Momentum is building. In July, the Knesset passed a resolution backing sovereignty over Judea, Samaria, and the Jordan Valley. There’s precedent with Mr. Trump, too: He recognized Israeli sovereignty over the Golan Heights in 2019, breaking with decades of American policy.

This time, Washington has reportedly urged restraint, wary of regional fallout. Yet Mr. Netanyahu knows from experience that if the move is limited and deliberate, America may still look the other way.

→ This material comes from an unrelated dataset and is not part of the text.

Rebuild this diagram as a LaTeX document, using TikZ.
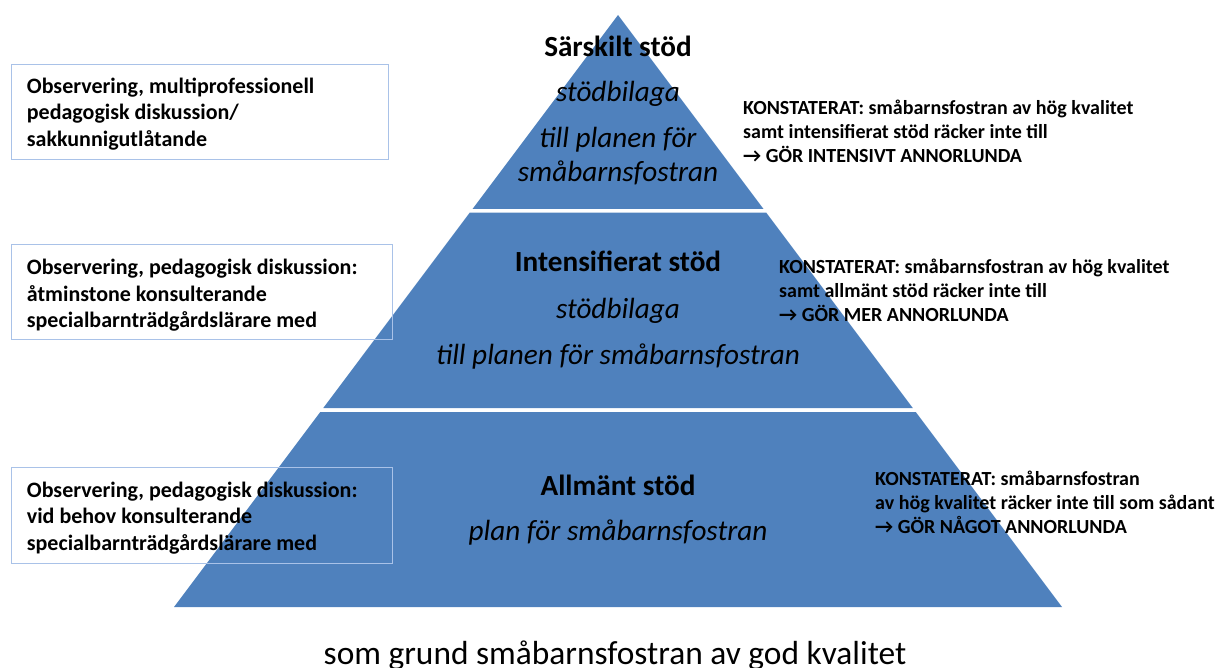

American permission, tacit or otherwise, is one thing. Regional response is another. The Emirates, first to sign the Abraham Accords, have called annexation a red line. Saudi Arabia warned it could end the path to normalization. 

The Abraham Accords shattered the long-held myth that regional integration hinged on Palestinian statehood. Annexation would raise the stakes, forcing Arab states to choose between grievance politics at home and the strategic framework they helped build.

Other responses are possible: reclassifying territory, revoking autonomy, shuttering consulates. Yet none carry the same consequence, or the same risk, as a formal assertion of sovereignty. 

Mr. Netanyahu’s White House visit on September 29 will define the stakes for what comes next. Mr. Trump is the only Republican president he has served alongside in two decades as prime minister. Together, they’ve reshaped the regional landscape. 

That partnership has, at most, three years left, with Israel set to face elections in 2026. The Arab states know it. How Israel chooses to act, and how the region responds, will shape the next generation of Middle Eastern diplomacy.

If Israel acts now, while the world’s focus remains elsewhere, while Mr. Trump holds the White House, and while the Gulf states talk tough but quietly deepen security ties, it could lock in the map. 

Oslo is dead, ended by unilateral recognition moves. The West tore up the contract. Now Israel writes the terms.